The game was pretty lousy. Translation: I couldn’t figure out how to play (expected) and neither could Max (shocking). But Max could figure out one part of the experience on the site. The ads.
The site featured one of those win a free iPod flash banners where the user is invited to place a target over an iPod, click to shoot, and then leave the world of bad games and enter the game of wanton product pitches.
Because the game was so bad and so complicated, it wasn’t all that easy for me to convince Max that targetting an iPod was a bad idea. I tried to explain that the marketers were just trying to trick kids like Max into shooting an iPod. Max sort of bought it but believe me when I tell you that he wanted to shoot.
Informing kids about the goals of marketers is complex enough enough when the marketing messages are at least somewhat distinct from the other content. But what happens when the ad is the content and the content is the ad?
For a case in point, take a look at MTV’s latest reality show called Power Girls. It’s described by the producers in this way: “The life of a PoweR Girl at Lizzie Grubman’s New York City PR firm is sometimes glamorous, sometimes stressful but always exciting. Don’t miss the drama.”
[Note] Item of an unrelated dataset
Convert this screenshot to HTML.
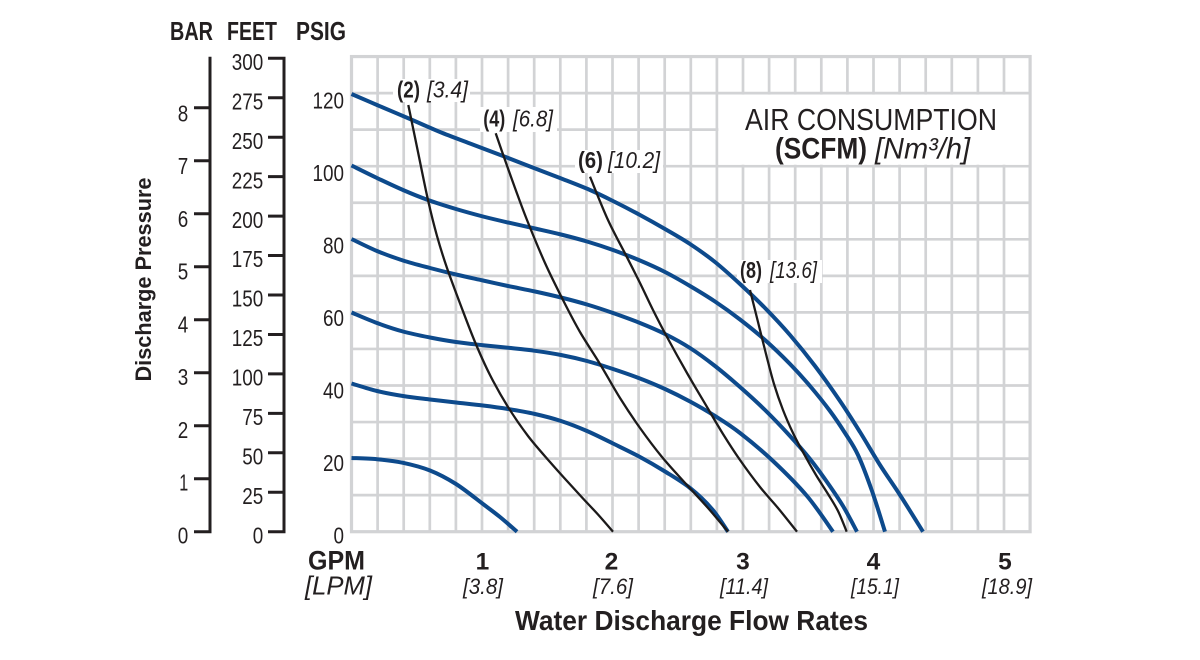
<!DOCTYPE html>
<html><head><meta charset="utf-8"><style>
html,body{margin:0;padding:0;background:#fff;}
svg{display:block;}
text{font-family:"Liberation Sans",Arial,sans-serif;fill:#231f20;}
.b{font-weight:bold;}
.i{font-style:italic;}
</style></head><body>
<svg id="chart" width="1200" height="660" viewBox="0 0 1200 660" xmlns="http://www.w3.org/2000/svg">
<rect width="1200" height="660" fill="#fff"/>
<!-- grid -->
<path stroke="#d2d3d5" stroke-width="2.7" fill="none" d="
M377.6 56.55V531.7M403.7 56.55V531.7M429.8 56.55V531.7M455.9 56.55V531.7M482 56.55V531.7M508.1 56.55V531.7M534.2 56.55V531.7M560.3 56.55V531.7M586.4 56.55V531.7M612.5 56.55V531.7M638.6 56.55V531.7M664.7 56.55V531.7M690.8 56.55V531.7M716.9 56.55V531.7M743 56.55V531.7M769.1 56.55V531.7M795.2 56.55V531.7M821.3 56.55V531.7M847.4 56.55V531.7M873.5 56.55V531.7M899.6 56.55V531.7M925.7 56.55V531.7M951.8 56.55V531.7M977.9 56.55V531.7M1004 56.55V531.7
M351.5 495.15H1030.1M351.5 458.6H1030.1M351.5 422.05H1030.1M351.5 385.5H1030.1M351.5 348.95H1030.1M351.5 312.4H1030.1M351.5 275.85H1030.1M351.5 239.3H1030.1M351.5 202.75H1030.1M351.5 166.2H1030.1M351.5 129.65H1030.1M351.5 93.1H1030.1"/>
<rect x="351.5" y="56.55" width="678.6" height="475.15" fill="none" stroke="#d2d3d5" stroke-width="3.2"/>
<!-- white label boxes -->
<rect x="718.4" y="94.6" width="310.2" height="70.1" fill="#fff"/>
<rect x="393" y="79" width="77" height="23" fill="#fff"/>
<rect x="480" y="107" width="77" height="25" fill="#fff"/>
<rect x="575" y="150" width="88" height="23" fill="#fff"/>
<rect x="737" y="260" width="85" height="23" fill="#fff"/>
<!-- blue curves -->
<g fill="none" stroke="#0d4a8c" stroke-width="4" stroke-linejoin="round" stroke-linecap="butt">
<polyline class="s" points="351.5,458 377,459.2 403,462.8 430,470.5 456,484 483,504 500,517 517,531.7"/>
<polyline class="s" points="351.5,383.5 377,391 403,396 430,399.5 456,402.5 483,405.5 508,409 535,414 561,421 587,431 613,443.5 640,457 665,471.5 690,488 712,509 728,531.7"/>
<polyline class="s" points="351.5,312.5 377,323 403,331.5 430,337.5 456,342 483,345.2 508,347.8 535,350.8 561,355 587,361 613,369 640,378.5 665,389 690,401.5 715,416 740,433 773,461 807,496 833,531.7"/>
<polyline class="s" points="351.5,239 377,251 403,260.5 430,268 456,274.5 483,280.5 508,286 535,291.5 561,297.5 587,304.5 613,313 640,323 665,334 690,348 715,366 740,387 765,410 790,436 810,459 827,482 843,506 857,531.7"/>
<polyline class="s" points="351.5,165.5 377,178 403,190 428,200 456,209 483,216.5 508,222.5 535,228.5 561,234.5 587,241.5 613,250 640,260.5 665,272 690,286 715,301.5 740,319.5 765,340 790,364 810,386 830,411 845,433 858,455 872,491 885,531.7"/>
<polyline class="s" points="351.5,94 377,105 410,119 440,132 470,143.5 503,156 530,166.5 560,178 590,190 615,202 640,215 665,229 690,244 715,262 740,284 765,308 790,335 815,366 840,401 860,432 880,465 900,495 923,531.7"/>
</g>
<!-- black curves -->
<g fill="none" stroke="#1c1a1a" stroke-width="2.3" stroke-linejoin="round">
<polyline class="s" points="408.3,105 418,152 428,200 437,236 447,268 461,306 475,342 490,375 508,407 528,436 550,462 567,481 583,498.5 598,514.5 613,531.7"/>
<polyline class="s" points="495.7,133.3 505,160 515,188 527,220 545,263 563,300 580,332 600,364 620,398 640,428 662,457 686,484 708,508 728,531.7"/>
<polyline class="s" points="590,176.7 608,220 626.7,256.7 640,283 653,310 667,337 687,373 707,407 723,434 740,460 760,487 778,508 797,531.7"/>
<polyline class="s" points="750,290 758,322 766,354 774,384 783,410 793,433 804,454 816,475 828,494 838,511 846.7,531.7"/>
</g>
<!-- curve labels -->
<g font-size="23">
<text class="b" x="397" y="97.5" textLength="23" lengthAdjust="spacingAndGlyphs">(2)</text>
<text class="i" x="427" y="97.5" textLength="41" lengthAdjust="spacingAndGlyphs">[3.4]</text>
<text class="b" x="483.3" y="126.5" textLength="22" lengthAdjust="spacingAndGlyphs">(4)</text>
<text class="i" x="513" y="126.5" textLength="40" lengthAdjust="spacingAndGlyphs">[6.8]</text>
<text class="b" x="578" y="168" textLength="25" lengthAdjust="spacingAndGlyphs">(6)</text>
<text class="i" x="608" y="168" textLength="52" lengthAdjust="spacingAndGlyphs">[10.2]</text>
<text class="b" x="740" y="278" textLength="22" lengthAdjust="spacingAndGlyphs">(8)</text>
<text class="i" x="770" y="278" textLength="47" lengthAdjust="spacingAndGlyphs">[13.6]</text>
</g>
<!-- legend -->
<text x="745" y="130" font-size="31" textLength="252" lengthAdjust="spacingAndGlyphs">AIR CONSUMPTION</text>
<text class="b" x="775" y="158.5" font-size="30" textLength="92" lengthAdjust="spacingAndGlyphs">(SCFM)</text>
<text class="i" x="875" y="158.5" font-size="30" textLength="95" lengthAdjust="spacingAndGlyphs">[Nm³/h]</text>
<!-- left axes -->
<g stroke="#231f20" stroke-width="3" fill="none">
<path d="M210 56.7V533.2M194 531.7H211.5M194 478.7H210M194 425.7H210M194 372.7H210M194 319.7H210M194 266.7H210M194 213.7H210M194 160.7H210M194 107.7H210"/>
<path d="M284 56.8V533.2M268 531.7H285.5M268 492.25H284M268 452.8H284M268 413.35H284M268 373.9H284M268 334.45H284M268 295H284M268 255.55H284M268 216.1H284M268 176.65H284M268 137.2H284M268 97.75H284M268 58.3H285.5"/>
</g>
<g font-size="23.5" text-anchor="end">
<text x="188.3" y="543.3" textLength="10.5" lengthAdjust="spacingAndGlyphs">0</text>
<text x="188.3" y="490.55" textLength="9" lengthAdjust="spacingAndGlyphs">1</text>
<text x="188.3" y="437.8" textLength="10.5" lengthAdjust="spacingAndGlyphs">2</text>
<text x="188.3" y="385.05" textLength="10.5" lengthAdjust="spacingAndGlyphs">3</text>
<text x="188.3" y="332.3" textLength="10.5" lengthAdjust="spacingAndGlyphs">4</text>
<text x="188.3" y="279.55" textLength="10.5" lengthAdjust="spacingAndGlyphs">5</text>
<text x="188.3" y="226.8" textLength="10.5" lengthAdjust="spacingAndGlyphs">6</text>
<text x="188.3" y="174.05" textLength="10.5" lengthAdjust="spacingAndGlyphs">7</text>
<text x="188.3" y="121.3" textLength="10.5" lengthAdjust="spacingAndGlyphs">8</text>

<text x="263.3" y="543.3" textLength="10.5" lengthAdjust="spacingAndGlyphs">0</text>
<text x="263.3" y="503.9" textLength="21" lengthAdjust="spacingAndGlyphs">25</text>
<text x="263.3" y="464.4" textLength="21" lengthAdjust="spacingAndGlyphs">50</text>
<text x="263.3" y="425" textLength="21" lengthAdjust="spacingAndGlyphs">75</text>
<text x="263.3" y="385.5" textLength="31.5" lengthAdjust="spacingAndGlyphs">100</text>
<text x="263.3" y="346.1" textLength="31.5" lengthAdjust="spacingAndGlyphs">125</text>
<text x="263.3" y="306.7" textLength="31.5" lengthAdjust="spacingAndGlyphs">150</text>
<text x="263.3" y="267.2" textLength="31.5" lengthAdjust="spacingAndGlyphs">175</text>
<text x="263.3" y="227.8" textLength="31.5" lengthAdjust="spacingAndGlyphs">200</text>
<text x="263.3" y="188.3" textLength="31.5" lengthAdjust="spacingAndGlyphs">225</text>
<text x="263.3" y="148.9" textLength="31.5" lengthAdjust="spacingAndGlyphs">250</text>
<text x="263.3" y="109.5" textLength="31.5" lengthAdjust="spacingAndGlyphs">275</text>
<text x="263.3" y="70" textLength="31.5" lengthAdjust="spacingAndGlyphs">300</text>

<text x="344" y="543.4" textLength="10.5" lengthAdjust="spacingAndGlyphs">0</text>
<text x="344" y="470.9" textLength="21" lengthAdjust="spacingAndGlyphs">20</text>
<text x="344" y="398.4" textLength="21" lengthAdjust="spacingAndGlyphs">40</text>
<text x="344" y="325.9" textLength="21" lengthAdjust="spacingAndGlyphs">60</text>
<text x="344" y="253.4" textLength="21" lengthAdjust="spacingAndGlyphs">80</text>
<text x="344" y="180.9" textLength="31.5" lengthAdjust="spacingAndGlyphs">100</text>
<text x="344" y="108.4" textLength="31.5" lengthAdjust="spacingAndGlyphs">120</text>
</g>
<g class="b" font-size="25.5">
<text class="b" x="170" y="40" textLength="43" lengthAdjust="spacingAndGlyphs">BAR</text>
<text class="b" x="227" y="40" textLength="50" lengthAdjust="spacingAndGlyphs">FEET</text>
<text class="b" x="296" y="40" textLength="50" lengthAdjust="spacingAndGlyphs">PSIG</text>
</g>
<text class="b" font-size="22" text-anchor="middle" transform="translate(151,279.5) rotate(-90)" textLength="204" lengthAdjust="spacingAndGlyphs">Discharge Pressure</text>
<!-- bottom axis -->
<text class="b" x="308" y="569.3" font-size="27" textLength="57" lengthAdjust="spacingAndGlyphs">GPM</text>
<text class="i" x="305" y="594.5" font-size="25.5" textLength="67" lengthAdjust="spacingAndGlyphs">[LPM]</text>
<g class="b" font-size="24.5" text-anchor="middle">
<text class="b" x="482.5" y="569.5">1</text>
<text class="b" x="611.5" y="569.5">2</text>
<text class="b" x="743" y="569.5">3</text>
<text class="b" x="873.5" y="569.5">4</text>
<text class="b" x="1005" y="569.5">5</text>
</g>
<g font-size="22" text-anchor="middle">
<text class="i" x="483" y="594" textLength="40" lengthAdjust="spacingAndGlyphs">[3.8]</text>
<text class="i" x="613" y="594" textLength="40" lengthAdjust="spacingAndGlyphs">[7.6]</text>
<text class="i" x="744" y="594" textLength="48" lengthAdjust="spacingAndGlyphs">[11.4]</text>
<text class="i" x="875" y="594" textLength="48" lengthAdjust="spacingAndGlyphs">[15.1]</text>
<text class="i" x="1007" y="594" textLength="50" lengthAdjust="spacingAndGlyphs">[18.9]</text>
</g>
<text class="b" x="515" y="630" font-size="28" textLength="353" lengthAdjust="spacingAndGlyphs">Water Discharge Flow Rates</text>
</svg>
<script>
(function(){
  var NS="http://www.w3.org/2000/svg";
  var pls=document.querySelectorAll("polyline.s");
  for(var k=0;k<pls.length;k++){
    var pl=pls[k];
    var raw=pl.getAttribute("points").trim().split(/\s+/);
    var P=[];
    for(var i=0;i<raw.length;i++){var c=raw[i].split(",");P.push([+c[0],+c[1]]);}
    var n=P.length;
    var d="M"+P[0][0]+" "+P[0][1];
    for(var i=0;i<n-1;i++){
      var p0=P[i>0?i-1:i],p1=P[i],p2=P[i+1],p3=P[i+2<n?i+2:i+1];
      var c1x=p1[0]+(p2[0]-p0[0])/6,c1y=p1[1]+(p2[1]-p0[1])/6;
      var c2x=p2[0]-(p3[0]-p1[0])/6,c2y=p2[1]-(p3[1]-p1[1])/6;
      d+="C"+c1x.toFixed(2)+" "+c1y.toFixed(2)+" "+c2x.toFixed(2)+" "+c2y.toFixed(2)+" "+p2[0]+" "+p2[1];
    }
    var path=document.createElementNS(NS,"path");
    path.setAttribute("d",d);
    pl.parentNode.replaceChild(path,pl);
  }
})();
</script>
</body></html>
This show is a series of marketing messages piled on top of each other and interupted only by commercial breaks. Grubman likely lined up the reality show so that she could boost up her own image that was a bit soiled when she backed her S.U.V. into a group of people and then drove away (oops). Grubman can use this show to make it clear that she is back in business and to enable potential customers to associate her brand with something other than the bumper of her car. In some cases, being known as the PR person self-absorbed enough to develop a show about yourself can actually be seen as a step up.
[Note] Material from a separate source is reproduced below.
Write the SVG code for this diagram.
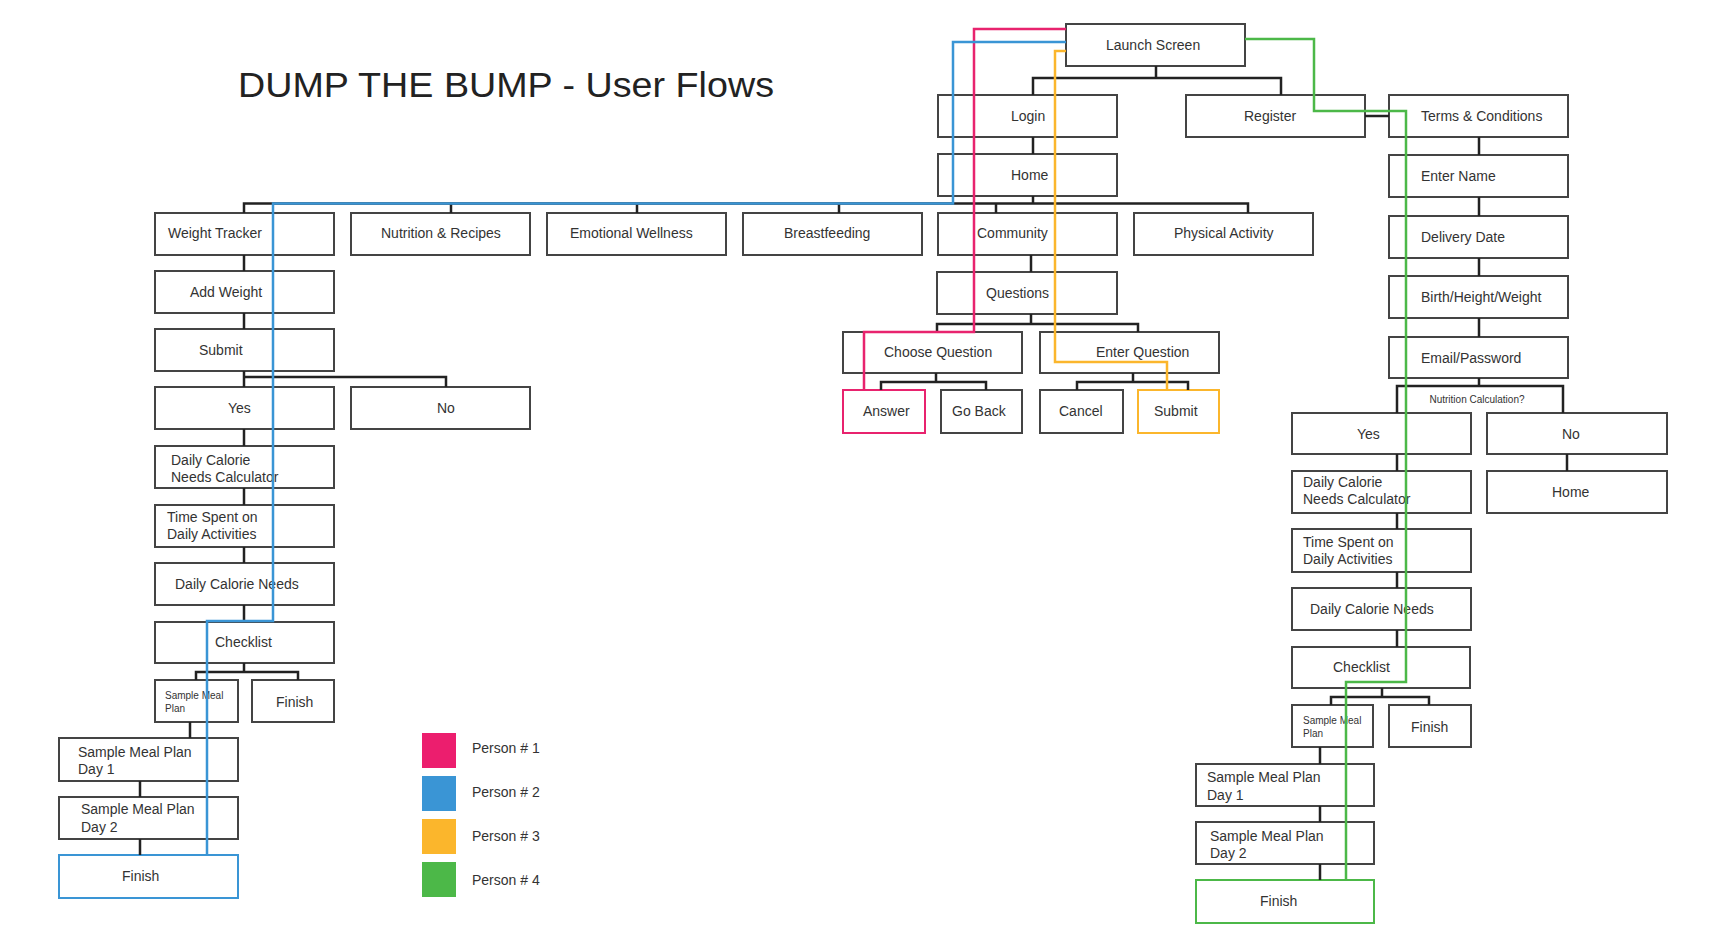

Of course, the marketing doesn’t stop there. Remember that Grubman’s clients hire her to get them facetime at major events where they hope to be photographed or videotaped. So it’s not too shabby that she can now throw in an appearance on her show. For example, after watching the first episode, I know that Ja Rule has a new album out. Not a bad throw-in. And I know this because the episode featured Ja doing an autograph signing at the opening of a new Bally’s in Philly. Something tells me that the same signing probably wouldn’t have registered on my radar had I not watched this MTV show (and that would be true even if I lived in Philly, worked at Bally’s, and was part of Ja Rule’s inner posse).
Oh yeah, and the Power Girls website provides a helpful list of all of the music played on the show.
If I can’t do a reasonably effective job of convincing Max not to shoot at the iPods in a banner ad, how can I begin to explain the multiple layers of marketing being forced down his throat by shows like this one?
Luckily, he prefers the Cartoon Channel to MTV, but that will change real soon.